By the way, you’ll often hear the word “collision” used when strictly, technically “second preimage” is what’s meant.

Preimage Attacks

This is basically reversing a hash: given a hash value, try to figure out an input that hashes to it.

The Real World

This set of benchmarks is very practical, but unfortunately it’s like technical fine-print compared to the simpler random oracle model. And that means real-world hash functions can have a few surprises. Flickr is a big-name site that famously got caught out this way (along with many others) in 2009. Flickr’s API used a keyed hash for authentication, using a secret key shared between the API user and Flickr. Users had to send the value of md5Of(key ~ request) with each request. Because only the API user and Flickr knew the key for generating the hash, third parties couldn’t forge requests — or at least not if a random oracle had been used instead of MD5.

The Hack

Let’s take a step back and look at an important feature of practical hash functions: they are designed to process input incrementally because we might not have all the data in memory at once. Here’s some example D code, expanded out to make the process clear:

import std.digest.md;
import io = std.stdio;

void main()
{
    auto digest = makeDigest!MD5();
    // Pretend these are large chunks of text being read one at a time from a file or network link
    digest.put(cast(ubyte[])"A Descent ");
    digest.put(cast(ubyte[])"into the ");
    digest.put(cast(ubyte[])"Maelstrom");
    auto result = digest.finish();
    // Prints "2D9BBE8AF25B4BF58E98A2620C15BA00"
    io.writeln(result.toHexString());
}

Notice how you can keep feeding more data into the digest, and then call finish() any time you like to get the hash value. Apart from the fact that MD5 has to buffer data into blocks of 64 bytes for processing, each put() is doing actual real work in calculating the hash. In other words, the hash of this paragraph is pretty much based on the hash of “Notice how you can keep feeding more data into the digest, and t”, and then that plus the next 64 bytes, and so on. The only difference is that finish() pads any leftover data to 64 bytes (adding the message length as a value as well) and processes that too before returning the hash.

In fact, for MD5 (and SHA1 and SHA2, which all use what’s called the Merkle–Damgård construction) the hash result gives you the entire internal state of the digest algorithm. So, given md5Of(key ~ request), it’s trivial to pick up where the digest left off and generate md5Of(key ~ request ~ padding ~ arbitrary_forged_extension), even without knowing the value of key. This is called a length extension attack. If it shocks you that this is possible, take another look at the “fine print” above. Nothing there says anything about preventing anyone from creating new hash values.

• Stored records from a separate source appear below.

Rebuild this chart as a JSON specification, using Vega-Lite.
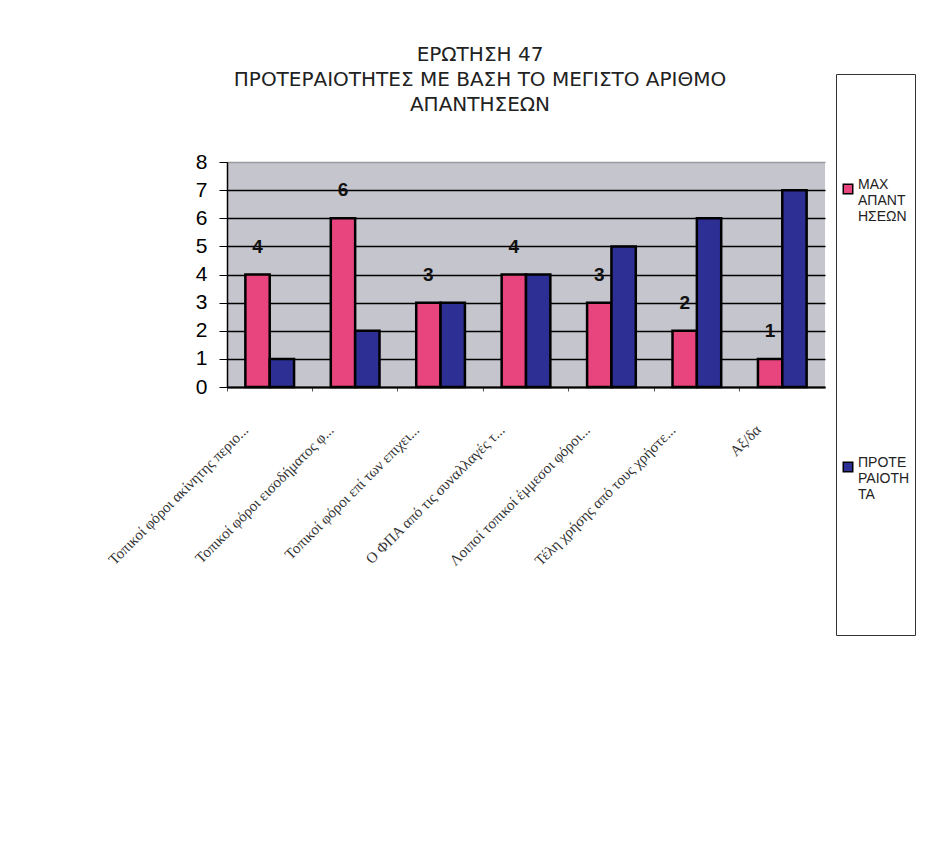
{
  "$schema": "https://vega.github.io/schema/vega-lite/v6.json",
  "autosize": "none",
  "width": 598,
  "height": 225,
  "padding": {"left": 227, "top": 162, "right": 123, "bottom": 461},
  "background": "white",
  "title": {
    "text": ["ΕΡΩΤΗΣΗ 47", "ΠΡΟΤΕΡΑΙΟΤΗΤΕΣ ΜΕ ΒΑΣΗ ΤΟ ΜΕΓΙΣΤΟ ΑΡΙΘΜΟ", "ΑΠΑΝΤΗΣΕΩΝ"],
    "anchor": "middle",
    "dx": -46,
    "offset": -41,
    "font": "DejaVu Sans",
    "fontSize": 20,
    "fontWeight": "normal",
    "color": "#222222",
    "lineHeight": 25
  },
  "data": {
    "values": [
      {"cat": "Τοπικοί φόροι ακίνητης περιο...", "series": "MAX ΑΠΑΝΤΗΣΕΩΝ", "value": 4},
      {"cat": "Τοπικοί φόροι ακίνητης περιο...", "series": "ΠΡΟΤΕΡΑΙΟΤΗΤΑ", "value": 1},
      {"cat": "Τοπικοί φόροι εισοδήματος φ...", "series": "MAX ΑΠΑΝΤΗΣΕΩΝ", "value": 6},
      {"cat": "Τοπικοί φόροι εισοδήματος φ...", "series": "ΠΡΟΤΕΡΑΙΟΤΗΤΑ", "value": 2},
      {"cat": "Τοπικοί φόροι επί των επιχει...", "series": "MAX ΑΠΑΝΤΗΣΕΩΝ", "value": 3},
      {"cat": "Τοπικοί φόροι επί των επιχει...", "series": "ΠΡΟΤΕΡΑΙΟΤΗΤΑ", "value": 3},
      {"cat": "Ο ΦΠΑ από τις συναλλαγές τ...", "series": "MAX ΑΠΑΝΤΗΣΕΩΝ", "value": 4},
      {"cat": "Ο ΦΠΑ από τις συναλλαγές τ...", "series": "ΠΡΟΤΕΡΑΙΟΤΗΤΑ", "value": 4},
      {"cat": "Λοιποί τοπικοί έμμεσοι φόροι...", "series": "MAX ΑΠΑΝΤΗΣΕΩΝ", "value": 3},
      {"cat": "Λοιποί τοπικοί έμμεσοι φόροι...", "series": "ΠΡΟΤΕΡΑΙΟΤΗΤΑ", "value": 5},
      {"cat": "Τέλη χρήσης από τους χρήστε...", "series": "MAX ΑΠΑΝΤΗΣΕΩΝ", "value": 2},
      {"cat": "Τέλη χρήσης από τους χρήστε...", "series": "ΠΡΟΤΕΡΑΙΟΤΗΤΑ", "value": 6},
      {"cat": "Αξ/δα", "series": "MAX ΑΠΑΝΤΗΣΕΩΝ", "value": 1},
      {"cat": "Αξ/δα", "series": "ΠΡΟΤΕΡΑΙΟΤΗΤΑ", "value": 7}
    ]
  },
  "encoding": {
    "x": {
      "field": "cat",
      "type": "nominal",
      "sort": null,
      "scale": {"paddingInner": 0.43, "paddingOuter": 0.215},
      "axis": {
        "title": null,
        "bandPosition": -0.377,
        "labelAngle": -45,
        "labelAlign": "right",
        "labelBaseline": "middle",
        "labelOffset": -24,
        "labelPadding": 36,
        "labelFont": "Liberation Serif",
        "labelFontSize": 15,
        "labelColor": "#333333",
        "labelLimit": 300,
        "domainColor": "black",
        "domainWidth": 2,
        "tickColor": "#555555",
        "tickSize": 4,
        "grid": false
      }
    },
    "xOffset": {
      "field": "series",
      "type": "nominal",
      "scale": {"domain": ["MAX ΑΠΑΝΤΗΣΕΩΝ", "ΠΡΟΤΕΡΑΙΟΤΗΤΑ"], "paddingInner": 0, "paddingOuter": 0}
    },
    "y": {
      "field": "value",
      "type": "quantitative",
      "scale": {"domain": [0, 8], "nice": false},
      "axis": {
        "title": null,
        "values": [0, 1, 2, 3, 4, 5, 6, 7, 8],
        "labelFont": "Liberation Sans",
        "labelFontSize": 21,
        "labelColor": "black",
        "labelPadding": 12,
        "domainColor": "black",
        "domainWidth": 1.5,
        "tickColor": "black",
        "tickSize": 8,
        "grid": true,
        "gridColor": {"condition": {"test": "datum.value == 8", "value": "#9a9aa0"}, "value": "black"},
        "gridWidth": 1.5
      }
    }
  },
  "layer": [
    {
      "mark": {"type": "bar", "stroke": "black", "strokeWidth": 2.5},
      "encoding": {
        "color": {
          "field": "series",
          "type": "nominal",
          "scale": {"domain": ["MAX ΑΠΑΝΤΗΣΕΩΝ", "ΠΡΟΤΕΡΑΙΟΤΗΤΑ"], "range": ["#e8457f", "#2d2f94"]},
          "legend": {
            "orient": "none",
            "legendX": 609,
            "legendY": -88,
            "title": " ",
            "titleFont": "Liberation Sans",
            "titleFontSize": 20,
            "titlePadding": 83,
            "padding": 5,
            "strokeColor": "#333333",
            "fillColor": "white",
            "symbolType": "square",
            "symbolSize": 90,
            "symbolStrokeColor": "black",
            "symbolStrokeWidth": 1.5,
            "symbolOpacity": 1,
            "labelFont": "Liberation Sans",
            "labelFontSize": 14,
            "labelColor": "#222222",
            "labelBaseline": "alphabetic",
            "labelOffset": 3,
            "labelLimit": 200,
            "rowPadding": 232,
            "labelExpr": "datum.label == 'MAX ΑΠΑΝΤΗΣΕΩΝ' ? ['MAX', 'ΑΠΑΝΤ', 'ΗΣΕΩΝ'] : ['ΠΡΟΤΕ', 'ΡΑΙΟΤΗ', 'ΤΑ', ' ', ' ', ' ', ' ', ' ', ' ', ' ', '\u00a0\u00a0\u00a0\u00a0\u00a0\u00a0\u00a0\u00a0\u00a0\u00a0\u00a0\u00a0\u00a0\u00a0\u00a0\u00a0\u00a0\u00a0\u00a0']"
          }
        }
      }
    },
    {
      "transform": [{"filter": "datum.series == 'MAX ΑΠΑΝΤΗΣΕΩΝ'"}],
      "mark": {"type": "text", "dy": -28, "baseline": "middle", "font": "Liberation Sans", "fontSize": 19, "fontWeight": "bold", "color": "#111111"},
      "encoding": {
        "text": {"field": "value", "type": "quantitative"}
      }
    }
  ],
  "config": {
    "view": {"fill": "#c5c5cd", "stroke": null},
    "legend": {"labelLineHeight": 19}
  }
}
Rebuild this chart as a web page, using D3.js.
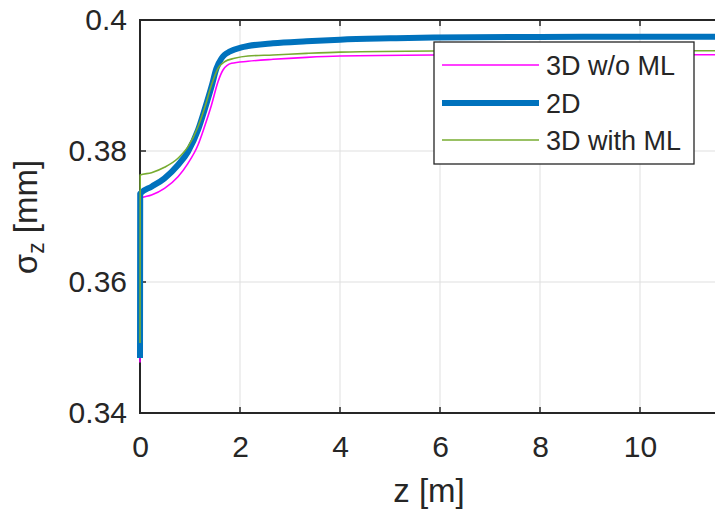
<!DOCTYPE html>
<html>
<head>
<meta charset="utf-8">
<script src="https://cdn.jsdelivr.net/npm/d3@7/dist/d3.min.js"></script>
<style>
  html, body { margin: 0; padding: 0; background: #fff; }
  svg { display: block; }
  text { font-family: "Liberation Sans", Arial, Helvetica, sans-serif; fill: #262626; }
</style>
</head>
<body>
<svg id="chart" width="715" height="510"></svg>
<script>
// Bunch length sigma_z along the beamline for three simulation models
const zNoML   = [0, 0.004, 0.23, 0.49, 0.76, 0.96, 1.16, 1.29, 1.43, 1.56, 1.66, 1.83, 2.16, 2.66, 3.33, 4, 5.87, 8, 10, 11.6];
const sigNoML = [0.3477, 0.37278, 0.37328, 0.3743, 0.37608, 0.37812, 0.38092, 0.3837, 0.38702, 0.39058, 0.39237, 0.39339, 0.3937, 0.3940, 0.3943, 0.3945, 0.39466, 0.3947, 0.3947, 0.3947];

const z2D     = [0, 0.004, 0.23, 0.49, 0.76, 0.96, 1.16, 1.29, 1.43, 1.53, 1.63, 1.69, 1.79, 2.03, 2.16, 2.66, 3.33, 4, 5, 5.87, 8, 10, 11.6];
const sig2D   = [0.3484, 0.3735, 0.37455, 0.37583, 0.37786, 0.3799, 0.3832, 0.38626, 0.38982, 0.39262, 0.39415, 0.39468, 0.39516, 0.39583, 0.39603, 0.39644, 0.39675, 0.39700, 0.39720, 0.39733, 0.39742, 0.39745, 0.39745];

const zML     = [0, 0.004, 0.23, 0.49, 0.76, 0.96, 1.16, 1.29, 1.43, 1.56, 1.69, 1.89, 2.16, 2.66, 3.33, 4, 5.87, 8, 10, 11.6];
const sigML   = [0.3507, 0.37634, 0.37669, 0.37751, 0.37889, 0.38066, 0.3837, 0.38652, 0.39008, 0.39262, 0.39363, 0.39415, 0.3945, 0.39466, 0.39491, 0.39510, 0.39527, 0.3953, 0.3953, 0.3953];

const seriesNames = ["3D w/o ML", "2D", "3D with ML"];
const xTicks = [0, 2, 4, 6, 8, 10];
const yTicks = [0.34, 0.36, 0.38, 0.4];
const yTickLabels = ["0.34", "0.36", "0.38", "0.4"];

const svg = d3.select("#chart");
const pL = 140, pR = 718, pT = 20, pB = 413;

const x = d3.scaleLinear().domain([0, 11.56]).range([pL, pR]);
const y = d3.scaleLinear().domain([0.34, 0.4]).range([pB, pT]);

const axisColor = "#262626";
const gridColor = "#dfdfdf";

// lines may overhang the left edge of the axes by half their width
svg.append("defs").append("clipPath").attr("id", "plotclip")
  .append("rect").attr("x", pL - 6).attr("y", pT).attr("width", pR - pL + 6).attr("height", pB - pT);

// grid
const grid = svg.append("g");
grid.selectAll("line.gx").data(xTicks.filter(t => t > 0)).join("line")
  .attr("x1", d => x(d)).attr("x2", d => x(d)).attr("y1", pT).attr("y2", pB)
  .attr("stroke", gridColor).attr("stroke-width", 1);
grid.selectAll("line.gy").data(yTicks.filter(t => t > 0.34 && t < 0.4)).join("line")
  .attr("x1", pL).attr("x2", pR).attr("y1", d => y(d)).attr("y2", d => y(d))
  .attr("stroke", gridColor).attr("stroke-width", 1);

// axes box (left, bottom, top) and inward ticks
svg.append("path")
  .attr("d", `M${pR},${pT}H${pL}V${pB}H${pR}`)
  .attr("fill", "none").attr("stroke", axisColor).attr("stroke-width", 2);
const tickLen = 6;
xTicks.forEach(t => {
  svg.append("line").attr("x1", x(t)).attr("x2", x(t)).attr("y1", pB).attr("y2", pB - tickLen)
    .attr("stroke", axisColor).attr("stroke-width", 1.5);
  svg.append("line").attr("x1", x(t)).attr("x2", x(t)).attr("y1", pT).attr("y2", pT + tickLen)
    .attr("stroke", axisColor).attr("stroke-width", 1.5);
});
yTicks.forEach(t => {
  svg.append("line").attr("x1", pL).attr("x2", pL + tickLen).attr("y1", y(t)).attr("y2", y(t))
    .attr("stroke", axisColor).attr("stroke-width", 1.5);
});

// data lines
const series = [
  { name: seriesNames[0], z: zNoML, s: sigNoML, color: "#ff00ff", width: 1.6 },
  { name: seriesNames[1], z: z2D,   s: sig2D,   color: "#0072bd", width: 6 },
  { name: seriesNames[2], z: zML,   s: sigML,   color: "#77ac30", width: 1.6 }
];
const line = d3.line().x(d => x(d[0])).y(d => y(d[1])).curve(d3.curveMonotoneX);
const plot = svg.append("g").attr("clip-path", "url(#plotclip)");
series.forEach(sr => {
  plot.append("path")
    .datum(sr.z.map((v, i) => [v, sr.s[i]]))
    .attr("d", line)
    .attr("fill", "none")
    .attr("stroke", sr.color)
    .attr("stroke-width", sr.width)
    .attr("stroke-linejoin", "round");
});

// tick labels
const xAxis = d3.axisBottom(x).tickValues(xTicks).tickSize(0).tickPadding(23).tickFormat(d3.format("d"));
const yAxis = d3.axisLeft(y).tickValues(yTicks).tickSize(0).tickPadding(13).tickFormat((d, i) => yTickLabels[i]);
const gx = svg.append("g").attr("transform", `translate(0,${pB})`).call(xAxis);
const gy = svg.append("g").attr("transform", `translate(${pL},0)`).call(yAxis);
[gx, gy].forEach(g => {
  g.select(".domain").remove();
  g.selectAll("text").attr("font-size", 30).attr("fill", axisColor)
    .style("font-family", "'Liberation Sans', Arial, sans-serif");
});

// axis labels
svg.append("text").attr("x", 429).attr("y", 502).attr("text-anchor", "middle")
  .attr("font-size", 33).text("z [m]");

const yl = svg.append("text").attr("transform", "translate(37,217) rotate(-90)")
  .attr("text-anchor", "middle").attr("font-size", 33);
yl.append("tspan").text("σ");
yl.append("tspan").attr("font-size", 23).attr("dy", 7).text("z");
yl.append("tspan").attr("dy", -7).text(" [mm]");

// legend
const lg = svg.append("g");
lg.append("rect").attr("x", 434).attr("y", 42).attr("width", 260).attr("height", 122)
  .attr("fill", "#fff").attr("stroke", axisColor).attr("stroke-width", 1.3);
const rowY = [65, 103, 140];
series.forEach((sr, i) => {
  lg.append("line").attr("x1", 442).attr("x2", 539).attr("y1", rowY[i]).attr("y2", rowY[i])
    .attr("stroke", sr.color).attr("stroke-width", sr.width);
  lg.append("text").attr("x", 546).attr("y", rowY[i]).attr("dy", "0.36em")
    .attr("font-size", 27).text(sr.name);
});
</script>
</body>
</html>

More technical details about the practical Flickr exploit are in this paper. The relevant point is that this specific hack wouldn’t have worked if the secret had been appended instead of prepended. The real solution is to use HMAC for keyed hashing, or to carefully choose an algorithm like SHA3 that isn’t vulnerable to this length extension attack (because the hash value doesn’t reveal the entire digest state).

This kind of breakage caused by non-standard use of hash functions isn’t exactly rare — a similar vulnerability was one of multiple flaws in SSL 2.0.

Back to Password Hashing

With password hashing we’re using a non-secret salt, not a secret key. Putting the salt first does make the hashing weaker (in theory) because some amount of precomputation can be done based on hashOf(salt), which can be used many times to calculate hashOf(salt ~ password_guess). Note that this is true even for hash algorithms that aren’t vulnerable to extension attacks — you may not be able to calculate hashes without knowing the salt (which isn’t even secret anyway), but the hash is still calculated incrementally.

I said “in theory” because traditional password hashing using a single iteration of a hash function like SHA1 is just so fast to crack these days that it really doesn’t matter. It’s too easy to parallelise brute force guessing with GPUs, or even specialised hardware (ASICs). The more resistant options for password hashing today are

bcrypt — an old and respected algorithm that’s designed to be slow and is also resistant to GPU/ASIC acceleration
scrypt — a shiny, new algorithm that’s designed to be resistant to GPU/ASIC acceleration
PBKDF2 — a standard system for iterating a hash many times. At least it’s slow, but prefer the other two because it’s basically a losing battle against custom hardware

By the way, although MD5 is generally considered a broken hash function in practice today, you’ll sometimes still see it used for password hashing and in HMAC. Arguably this is okay (ignoring the fact that MD5ed passwords are easy to bruteforce anyway) because the practical MD5 breaks are collision attacks, and there are no publicly known, practical preimage attacks that could be used against these systems. RFC6151 has some analysis for HMAC-MD5 from 2011. If you have the choice, avoiding MD5 (and SHA1) completely is a sound option though.

Update: About a year after I wrote this, Google announced the first public SHA1 collision.